When I caught up with chief executive Sam Spring nine months ago, commodity prices seemed to have turned a corner but there was little talk of exploration and Mongolia, for most, was off the table. However, he reported a smattering of interest from select investors and, sure enough, Kincora closed a placement to raise just over C$500,000 just before Christmas. 

It wasn’t a huge amount of cash but it kept the lights on and, in the context of the industry at the time, it felt like something of a harbinger. 

Last month, Kincora closed another placement, but this time for more than C$4.5 million. It is no longer concerned about lighting the office and instead plans to “explore identified tier-one targets across [an] enlarged portfolio, including at least 16,000m of drilling at two priority targets”. 

Spring and his cohorts didn’t come down in the last shower so you can be sure the timing of this raising, just has copper hits its straps in its latest price run, is no coincidence – copper is up around 18% over the past two months to US6,600 per tonne. 

The metal has shaken off some of the lethargy shown earlier in the year when it actually lost ground despite the largest copper mines in the world being crippled by industrial disputes and political manoeuvring. There are several forecasters saying the run is overdone but, regardless of whether or not copper corrects to some degree, its general trajectory is clear – it is up 38% from this time last year and 17% year-to-date. 
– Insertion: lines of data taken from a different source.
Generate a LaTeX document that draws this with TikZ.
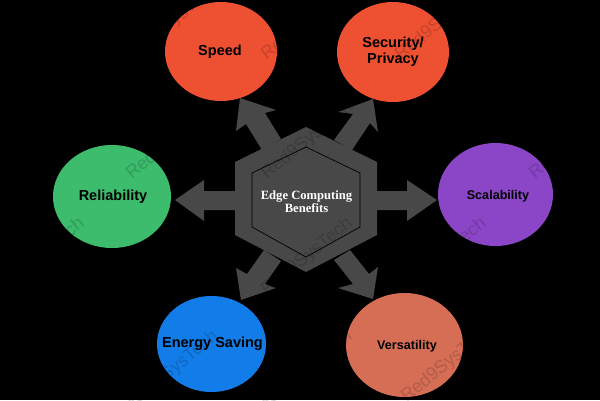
\documentclass[tikz,border=0pt]{standalone}
\usepackage{fontspec}
\setmainfont{Liberation Serif}
\setsansfont{Liberation Sans}
\definecolor{blockgrey}{RGB}{72,72,72}
\definecolor{redorange}{RGB}{238,80,50}
\definecolor{leafgreen}{RGB}{60,188,108}
\definecolor{violet}{RGB}{138,70,198}
\definecolor{brightblue}{RGB}{18,125,232}
\definecolor{terracotta}{RGB}{214,110,86}
\tikzset{
  x=1pt,y=-1pt,
  block/.style={fill=blockgrey,draw=none},
  bubblelabel/.style={align=center,inner sep=0pt,text=black},
  big/.style={font=\sffamily\bfseries\fontsize{14.5}{16}\selectfont},
  small/.style={font=\sffamily\bfseries\fontsize{12.6}{14}\selectfont},
  wm/.style={rotate=39,font=\sffamily\fontsize{18}{18}\selectfont,text=black,text opacity=.16}
}
\begin{document}
\begin{tikzpicture}
\fill[black] (0,0) rectangle (600,400);
\useasboundingbox (0,0) rectangle (600,400);
% arrows
\fill[block] (377,191) -- (407,191) -- (407,180) -- (437,200) -- (407,221) -- (407,210) -- (377,210) -- cycle;
\fill[block] (235,191) -- (204,191) -- (204,180) -- (175,200) -- (204,221) -- (204,210) -- (235,210) -- cycle;
\fill[block] (262,150) -- (246,124) -- (236,131) -- (240,98) -- (276,110) -- (265,113) -- (281,139) -- cycle;
\fill[block] (334,140) -- (353,114) -- (338,112) -- (373,99) -- (378,132) -- (370,123) -- (352,150) -- cycle;
\fill[block] (264,250) -- (247,274) -- (236,268) -- (241,300) -- (276,288) -- (265,284) -- (281,261) -- cycle;
\fill[block] (334,260) -- (353,284) -- (338,288) -- (373,299) -- (378,267) -- (369,274) -- (350,250) -- cycle;
% hexagons
\fill[block] (306,127) -- (377,162) -- (377,235) -- (306,272) -- (235,235) -- (235,162) -- cycle;
\draw[black,line width=.7pt] (306,147) -- (360,173) -- (360,227) -- (306,257) -- (252,227) -- (252,173) -- cycle;
\node[align=center,inner sep=0pt,text=white,font=\bfseries\fontsize{12.6}{13}\selectfont] (hub) at (306.5,201.5) {Edge Computing\\Benefits};
% circles
\fill[redorange] (221,51.5) ellipse [x radius=56,y radius=49.5];
\fill[redorange] (393,52) ellipse [x radius=56,y radius=50];
\fill[leafgreen] (112,196.5) ellipse [x radius=59,y radius=51.5];
\fill[violet] (495.5,194.5) ellipse [x radius=57.5,y radius=51.5];
\fill[brightblue] (211.5,344) ellipse [x radius=54.5,y radius=48];
\fill[terracotta] (404.5,345) ellipse [x radius=58.5,y radius=52];
\node[bubblelabel,big] (speed) at (220,52) {Speed};
\node[bubblelabel,big] (security) at (393,52) {Security/\\Privacy};
\node[bubblelabel,big] (reliability) at (113,197) {Reliability};
\node[bubblelabel,small] (scalability) at (498,196) {Scalability};
\node[bubblelabel,big] (energy) at (212.5,344) {Energy Saving};
\node[bubblelabel,small] (versatility) at (407,346) {Versatility};
% watermark
\node[wm] (w01) at (173,22) {Red9SysTech};
\node[wm] (w02) at (307,22) {Red9SysTech};
\node[wm] (w03) at (441,22) {Red9SysTech};
\node[wm] (w11) at (172,141) {Red9SysTech};
\node[wm] (w12) at (307,141) {Red9SysTech};
\node[wm] (w14) at (575,141) {Red9SysTech};
\node[wm] (w20) at (39,257) {Red9SysTech};
\node[wm] (w22) at (307,257) {Red9SysTech};
\node[wm] (w23) at (441,257) {Red9SysTech};
\node[wm] (w31) at (173,370) {Red9SysTech};
\node[wm] (w32) at (307,370) {Red9SysTech};
\node[wm] (w33) at (447,364) {Red9SysTech};
\end{tikzpicture}
\end{document}
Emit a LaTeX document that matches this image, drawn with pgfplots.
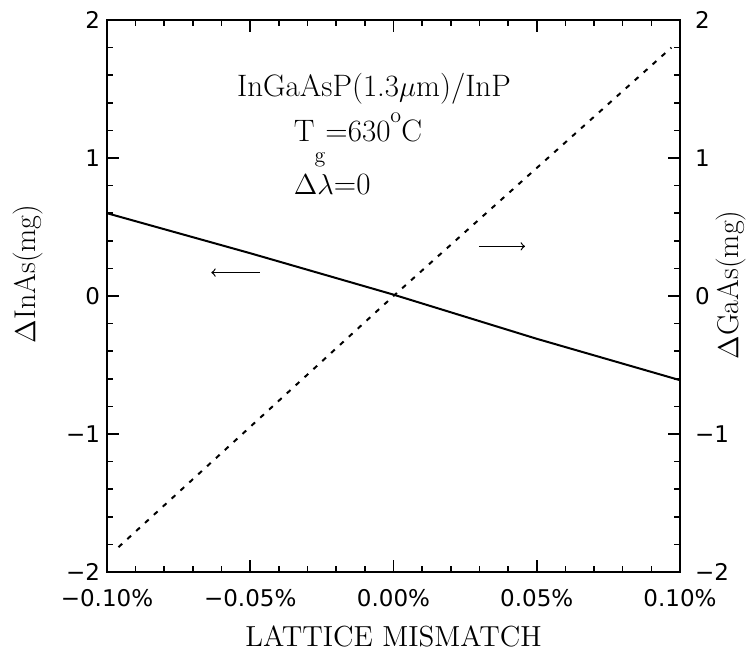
\documentclass[border=0pt]{standalone}
\usepackage{pgfplots}
\pgfplotsset{compat=1.18}
\usepackage{fontspec}
\newfontfamily\tickfont{DejaVu Sans}
\begin{document}
\begin{tikzpicture}
\path[use as bounding box] (-53.5pt,-44.5pt) rectangle (319.5pt,286pt);
\begin{axis}[
  at={(0,0)}, anchor=south west,
  scale only axis, width=286.5pt, height=276pt,
  xmin=-0.1, xmax=0.1, ymin=-2, ymax=2,
  xtick={-0.1,-0.05,0,0.05,0.1},
  xticklabels={−0.10\%,−0.05\%,0.00\%,0.05\%,0.10\%},
  ytick={-2,-1,0,1,2},
  yticklabels={−2,−1,0,1,2},
  minor x tick num=4, minor y tick num=4,
  xtick pos=both, ytick pos=both,
  xticklabel pos=bottom, yticklabel pos=left,
  major tick length=6pt, minor tick length=3pt,
  tick style={line width=0.8pt, black},
  axis line style={line width=1.2pt},
  ticklabel style={font=\tickfont\fontsize{11.5}{13}\selectfont},
  xticklabel style={yshift=-5pt},
  clip=false,
]
\addplot[black, line width=1pt] coordinates {(-0.1,0.60) (-0.05,0.31) (0,0.01) (0.05,-0.31) (0.1,-0.61)};
\addplot[black, line width=1pt, dash pattern=on 2.5pt off 3.5pt] coordinates {(-0.096,-1.82) (0,0.0) (0.097,1.80)};
\node[font=\fontsize{15.5}{18}\selectfont] at (axis cs:-0.0068,1.50) {InGaAsP(1.3$\mu$m)/InP};
\node[anchor=west, font=\fontsize{15.5}{18}\selectfont] at (axis cs:-0.0372,1.13) {T\raisebox{-0.7em}{\fontsize{11}{13}\selectfont g}=630\raisebox{0.6em}{\fontsize{11}{13}\selectfont o}C};
\node[anchor=west, font=\fontsize{15.5}{18}\selectfont] at (axis cs:-0.0372,0.81) {$\Delta\lambda$=0};
\draw[-to, line width=0.6pt] (axis cs:-0.0466,0.17) -- (axis cs:-0.0636,0.17);
\draw[-to, line width=0.6pt] (axis cs:0.0298,0.36) -- (axis cs:0.0459,0.36);
\node[rotate=90, font=\fontsize{15}{18}\selectfont] at ([xshift=-39.5pt]rel axis cs:0,0.54) {$\Delta$InAs(mg)};
\node[rotate=90, font=\fontsize{15}{18}\selectfont] at ([xshift=25.5pt]rel axis cs:1,0.52) {$\Delta$GaAs(mg)};
\node[font=\fontsize{14.5}{17}\selectfont] at ([yshift=-32pt]rel axis cs:0.5,0) {LATTICE MISMATCH};
\end{axis}
\begin{axis}[
  at={(0,0)}, anchor=south west,
  scale only axis, width=286.5pt, height=276pt,
  xmin=-0.1, xmax=0.1, ymin=-2, ymax=2,
  axis x line=none, axis y line*=right,
  y axis line style={draw=none},
  ytick={-2,-1,0,1,2},
  yticklabels={−2,−1,0,1,2},
  major tick length=0pt, minor y tick num=0,
  ticklabel style={font=\tickfont\fontsize{11.5}{13}\selectfont},
  yticklabel style={xshift=4pt},
]
\end{axis}
\end{tikzpicture}
\end{document}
It of course is not alone, with zinc reaching a decade-high late last month at around US$3,150/t and aluminium also on a run of sorts, though this is on the whim of Chinese environmental policy in similar circumstances to that which supported the iron ore and metallurgical coal runs of last year and their relative collapses this year. 

Other commentary out this week to back the ‘Kincora metric’ came from Shaw and Partners in Australia, which was the latest to describe the commodities tailwinds at the back of the industry; while RBC analyst Sam Crittenden cited increased M&A in the Toronto markets as larger miners attempted to make up for half-a-decade of lost exploration spending by scooping up currently cheap reserves through juniors. 

Some commentators will insist we haven’t moved too far round from the six o’clockmark and I imagine, according to certain metrics, we haven’t. China still looks shaky as the underpinning factor for ongoing demand and there is idled production from the boom that hasn’t been on ice long enough to cause a great problem in bringing it back online. 

But, based on a few strong signs I’ve seen across August – a traditionally sleepy month in the northern hemisphere – there is enough to convince me the clock is definitely ticking and we are only increasing the material distance already travelled from six o’clock.